Step 8 - In this step I will show how I created a textured brush or “stamp” from a photo. I took my photo of fallen brown leaves into PS, desaturated it, and pumped up the contrast using the Levels sliders.
Remember that when making these “stamps”, the black shapes are the shape of the stamp. Because the leaves were light on a darker background, they looked white. If I selected this pattern I’ll end up the ground as texture, not the leaves. So I needed to invert this image to get the leaves as black shapes. Go to Image > Adjustments> Invert. This will give a nice dark pattern that will be the leaves. I selected the portion that I wanted and “defined brush preset“. Here you can see the “stamp” in green.
Step 9 - Adding more details!
I painted the thin webs on the separate layer. Being lazy I just duplicate the layer and added the web to other parts of the painting. I also painted glittering webs drooping from the flowers and on the lace of her green dress. I also finally rendered the foot!! It was too large and I had to resize it. Then I added more spider webs on the ground where it touched her dress to show that she dragged and stretched the webs as she walked across the forest path.
The beads were then added to the lace. I painted “water drops” to the end of the beads, making them look dewy. I also added the swirly designs to the bottom of the dress on another layer. This layer was set in mode “Overlay”, I used a small round brush 5px to add details. I also used the fallen leaves stamp on the bottom of her dress as well to give it more texture.
Now I sprinkled “glitter” to the dress and ribbon as well by simply use the small round edge brush and stippled in the sparkles. Then I painted the earrings and the ivy necklace, just having fun adding more details at this point.
Step 10 - Finally I came back to her face. I modified and added more flowers and details to her head-piece. The hardest challenge about painting the face for me is not rendering her lashes, but keeping the eyes aligned with each other and other parts of the face. The guide (which I mentioned before) was really helpful; this way I can render her soft features and detailing away while keeping the facial anatomy correct. Flipping the image horizontally also helped to spot mistakes.
For final detailing of the artwork, I painted the finger nails and the wrinkling of the knuckles to achieve a more realistic look. Finally, I added freckles by painting random brown dots on a separate layer that is set to “Overlay” at 25% opacity.
In the final image, after I’ve saved my painting as a new file (file 27 at this point), I flattened the whole image. I checked the consistency of the light source, making sure that everything was lit from left to right. For the ivy leaves on the tree, the light doesn’t spread uniformly among each leaf, but shone on the clump as a whole, with areas of lights and dark. To achieve this look I added a new overlay layer, added “light” to the ivy leaves in the middle of the tree, added some darks were the wings were casting a diffused shadow, and added light to the snails to direct the eyes to notice this detail.
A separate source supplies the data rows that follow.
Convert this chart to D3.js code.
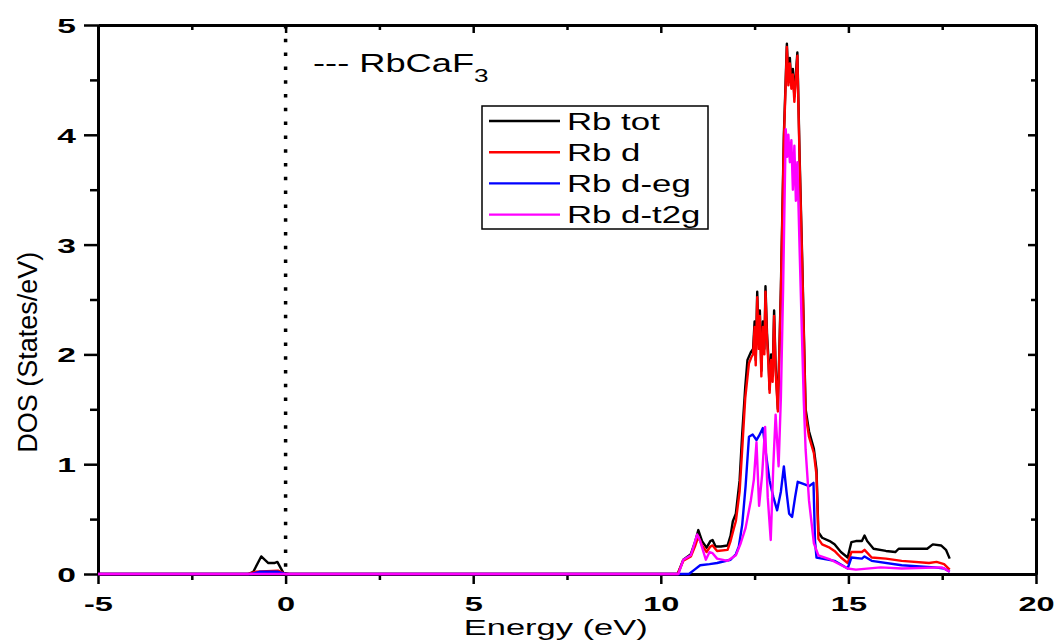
<!DOCTYPE html>
<html>
<head>
<meta charset="utf-8">
<script src="https://cdn.jsdelivr.net/npm/d3@7"></script>
<style>
  body { margin: 0; background: #fff; }
  text { font-family: "Liberation Sans", Arial, sans-serif; fill: #000; }
</style>
</head>
<body>
<svg width="1059" height="644"></svg>
<script>
// [energy (eV), DOS (states/eV)]
var rbTot = [[-5,0],[-1.0,0],[-0.86,0.02],[-0.65,0.16],[-0.46,0.1],[-0.3,0.1],[-0.22,0.11],[-0.06,0.01],[0.1,0],
  [10.45,0],[10.6,0.13],[10.8,0.18],[10.92,0.3],[11.0,0.4],[11.1,0.3],[11.22,0.24],[11.32,0.3],[11.38,0.31],[11.46,0.25],
  [11.6,0.25],[11.78,0.26],[11.86,0.35],[11.92,0.48],[12.0,0.55],[12.1,0.85],[12.17,1.28],[12.25,1.7],[12.31,1.95],
  [12.4,2.02],[12.46,2.05],[12.5,2.3],[12.53,1.95],[12.57,2.57],[12.61,2.1],[12.64,2.4],[12.68,1.85],[12.72,2.3],
  [12.76,2.05],[12.79,2.62],[12.83,2.2],[12.87,1.95],[12.9,1.68],[12.94,2.0],[12.98,1.8],[13.02,2.4],[13.06,1.9],
  [13.12,1.5],[13.2,2.6],[13.28,4.0],[13.36,4.83],[13.4,4.5],[13.44,4.7],[13.48,4.46],[13.52,4.6],[13.56,4.35],
  [13.64,4.75],[13.7,3.8],[13.77,2.85],[13.86,1.5],[13.95,1.3],
  [14.08,1.14],[14.15,0.95],[14.2,0.38],[14.3,0.33],[14.5,0.3],[14.63,0.27],[14.8,0.2],[14.98,0.15],[15.08,0.29],
  [15.2,0.3],[15.36,0.3],[15.43,0.35],[15.5,0.3],[15.67,0.23],[16.0,0.21],[16.25,0.2],[16.34,0.23],[16.7,0.23],
  [17.1,0.23],[17.25,0.27],[17.47,0.26],[17.6,0.22],[17.7,0.14]];

var rbD = [[-5,0],[-1.0,0],[-0.8,0.02],[-0.2,0.03],[0,0],
  [10.45,0],[10.6,0.12],[10.8,0.16],[10.92,0.26],[11.0,0.34],[11.1,0.26],[11.22,0.2],[11.32,0.25],[11.38,0.26],
  [11.5,0.21],[11.78,0.22],[11.86,0.3],[11.95,0.42],[12.0,0.48],[12.1,0.75],[12.17,1.14],[12.25,1.6],[12.35,1.92],
  [12.42,1.98],[12.46,2.0],[12.5,2.25],[12.53,1.9],[12.57,2.52],[12.61,2.05],[12.64,2.35],[12.68,1.8],[12.72,2.25],
  [12.76,2.0],[12.79,2.57],[12.83,2.15],[12.87,1.9],[12.9,1.65],[12.94,1.95],[12.98,1.75],[13.02,2.35],[13.06,1.85],
  [13.12,1.48],[13.2,2.55],[13.28,3.95],[13.36,4.8],[13.4,4.45],[13.44,4.65],[13.48,4.42],[13.52,4.55],[13.56,4.3],
  [13.64,4.72],[13.7,3.75],[13.77,2.8],[13.86,1.45],[13.95,1.25],
  [14.08,1.1],[14.15,0.9],[14.2,0.32],[14.3,0.27],[14.5,0.24],[14.63,0.21],[14.8,0.15],[14.98,0.1],[15.08,0.2],
  [15.36,0.2],[15.43,0.22],[15.62,0.15],[16.0,0.14],[16.42,0.12],[17.15,0.1],[17.35,0.11],[17.55,0.09],[17.7,0.04]];

var rbDeg = [[-5,0],[-0.9,0],[-0.7,0.02],[-0.2,0.02],[0,0],
  [10.75,0],[10.9,0.04],[11.05,0.08],[11.3,0.09],[11.5,0.1],[11.86,0.13],[12.0,0.18],[12.08,0.25],[12.17,0.45],
  [12.26,0.8],[12.35,1.25],[12.45,1.27],[12.55,1.22],[12.62,1.26],[12.72,1.33],[12.8,1.1],[12.9,0.85],[13.0,0.7],
  [13.1,0.58],[13.2,0.75],[13.28,0.98],[13.35,0.75],[13.42,0.55],[13.5,0.52],[13.58,0.7],[13.65,0.84],[13.8,0.82],
  [13.95,0.8],[14.07,0.83],[14.11,0.3],[14.15,0.15],[14.3,0.14],[14.63,0.12],[14.98,0.05],[15.08,0.15],[15.36,0.14],
  [15.43,0.16],[15.62,0.12],[16.42,0.08],[17.3,0.06],[17.55,0.05],[17.7,0.02]];

var rbDt2g = [[-5,0],[10.47,0],[10.6,0.13],[10.8,0.17],[10.97,0.36],[11.05,0.3],[11.2,0.13],[11.3,0.2],[11.38,0.19],
  [11.5,0.14],[11.78,0.12],[12.0,0.17],[12.13,0.28],[12.26,0.42],[12.4,0.67],[12.48,0.86],[12.55,1.2],[12.62,0.62],
  [12.7,0.9],[12.78,1.34],[12.85,0.7],[12.93,0.31],[13.0,1.0],[13.06,1.45],[13.14,0.98],[13.2,1.6],[13.26,2.6],
  [13.33,4.05],[13.37,3.8],[13.4,4.0],[13.44,3.75],[13.48,3.95],[13.52,3.5],[13.56,3.9],[13.6,3.4],[13.64,3.75],
  [13.7,2.95],[13.76,2.2],[13.81,1.58],
  [13.86,1.13],[13.95,0.67],[14.08,0.28],[14.2,0.17],[14.53,0.13],[14.98,0.05],[15.2,0.04],[15.86,0.06],[16.42,0.05],
  [17.5,0.06],[17.7,0.02]];

var seriesNames = ["Rb tot", "Rb d", "Rb d-eg", "Rb d-t2g"];
var seriesColors = ["#000000", "#ff0000", "#0000ff", "#ff00ff"];
var xMajor = [-5, 0, 5, 10, 15, 20];
var xMinor = [-2.5, 2.5, 7.5, 12.5, 17.5];
var yMajor = [0, 1, 2, 3, 4, 5];
var yMinor = [0.5, 1.5, 2.5, 3.5, 4.5];

var svg = d3.select("svg");
var margin = {left: 98, right: 23, top: 25, bottom: 70};
var width = 1059 - margin.left - margin.right;
var height = 644 - margin.top - margin.bottom;

var x = d3.scaleLinear().domain([-5, 20]).range([0, width]);
var y = d3.scaleLinear().domain([0, 5]).range([height, 0]);
var g = svg.append("g").attr("transform", "translate(" + margin.left + "," + margin.top + ")");
var plain = function(d) { return String(d); };

// fermi level
g.append("line")
  .attr("x1", x(0)).attr("x2", x(0))
  .attr("y1", 0).attr("y2", height)
  .attr("stroke", "#000").attr("stroke-width", 3.5)
  .attr("stroke-dasharray", "3.5,10.3");

function styleAxis(ax) {
  ax.select(".domain").attr("stroke", "#000").attr("stroke-width", 3);
  ax.selectAll(".tick line").attr("stroke", "#000").attr("stroke-width", 2.5);
}

// bottom
var xaxis = g.append("g").attr("transform", "translate(0," + height + ")")
  .call(d3.axisBottom(x).tickValues(xMajor).tickSize(10).tickSizeOuter(0).tickFormat(plain));
styleAxis(xaxis);
xaxis.selectAll("text")
  .attr("y", 37).attr("dy", 0)
  .attr("font-size", 21).attr("font-weight", "bold")
  .attr("transform", "scale(1.55,1)");
var xminor = g.append("g").attr("transform", "translate(0," + height + ")")
  .call(d3.axisBottom(x).tickValues(xMinor).tickSize(6).tickSizeOuter(0).tickFormat(""));
styleAxis(xminor);

// top
var xtop = g.append("g").call(d3.axisTop(x).tickValues(xMajor).tickSize(-8).tickSizeOuter(0).tickFormat(""));
styleAxis(xtop);
var xtopMinor = g.append("g").call(d3.axisTop(x).tickValues(xMinor).tickSize(-5).tickSizeOuter(0).tickFormat(""));
styleAxis(xtopMinor);

// left
var yaxis = g.append("g").call(d3.axisLeft(y).tickValues(yMajor).tickSize(14).tickSizeOuter(0).tickFormat(plain));
styleAxis(yaxis);
yaxis.selectAll("text")
  .attr("x", -22 / 1.6).attr("dy", "0.36em")
  .attr("font-size", 21).attr("font-weight", "bold")
  .attr("transform", "scale(1.6,1)");
var yminor = g.append("g").call(d3.axisLeft(y).tickValues(yMinor).tickSize(8).tickSizeOuter(0).tickFormat(""));
styleAxis(yminor);

// right
var yright = g.append("g").attr("transform", "translate(" + width + ",0)")
  .call(d3.axisRight(y).tickValues(yMajor).tickSize(-8).tickSizeOuter(0).tickFormat(""));
styleAxis(yright);
var yrightMinor = g.append("g").attr("transform", "translate(" + width + ",0)")
  .call(d3.axisRight(y).tickValues(yMinor).tickSize(-5).tickSizeOuter(0).tickFormat(""));
styleAxis(yrightMinor);

// curves
var line = d3.line()
  .x(function(d) { return x(d[0]); })
  .y(function(d) { return y(d[1]); });

var allSeries = [rbTot, rbD, rbDeg, rbDt2g];
allSeries.forEach(function(s, i) {
  g.append("path")
    .datum(s)
    .attr("fill", "none")
    .attr("stroke", seriesColors[i])
    .attr("stroke-width", 2.4)
    .attr("stroke-linejoin", "round")
    .attr("d", line);
});

// axis titles
svg.append("g").attr("transform", "translate(" + (margin.left + x(7.2)) + ",635)")
  .append("text")
  .attr("text-anchor", "middle")
  .attr("font-size", 23)
  .attr("transform", "scale(1.5,1)")
  .text("Energy (eV)");

svg.append("text")
  .attr("transform", "translate(37," + (margin.top + y(2.02)) + ") rotate(-90)")
  .attr("text-anchor", "middle")
  .attr("font-size", 27)
  .text("DOS (States/eV)");

// compound label
var lab = svg.append("g").attr("transform", "translate(313,72)")
  .append("text")
  .attr("font-size", 25)
  .attr("transform", "scale(1.45,1)");
lab.append("tspan").text("--- RbCaF");
lab.append("tspan").attr("font-size", 18).attr("dy", 10).text("3");

// legend
var legend = svg.append("g").attr("transform", "translate(482,106)");
legend.append("rect")
  .attr("width", 226).attr("height", 123)
  .attr("fill", "#fff").attr("stroke", "#000").attr("stroke-width", 1.5);
var items = legend.selectAll(".item").data(seriesNames).enter().append("g")
  .attr("class", "item")
  .attr("transform", function(d, i) { return "translate(0," + (15 + i * 31.2) + ")"; });
items.append("line")
  .attr("x1", 7).attr("x2", 78)
  .attr("stroke", function(d, i) { return seriesColors[i]; })
  .attr("stroke-width", 2.4);
items.append("g").attr("transform", "translate(85,0)")
  .append("text")
  .attr("dy", "0.36em")
  .attr("font-size", 24)
  .attr("transform", "scale(1.45,1)")
  .text(function(d) { return d; });
</script>
</body>
</html>
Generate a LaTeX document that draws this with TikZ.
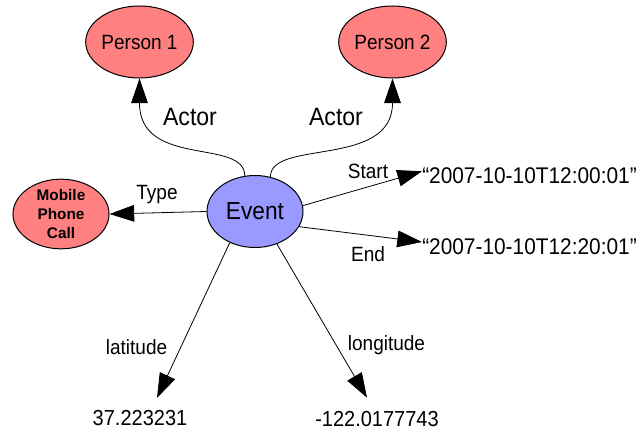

For the very last step I flattened the image again, duplicate it, and set the duplicate layer on “Soft light” to sharpen the painting. But doing this would increase the saturation of my artwork, so I go to Image>Adjustments>Hue/Saturation and slide the Saturation slider to -60 (negative 60) to keep my colors consistent. I flattened the image for the last time and saved file. All done!
Thank you for reading this walk-through. I hope it gave you an insight of my work process and that you found it useful.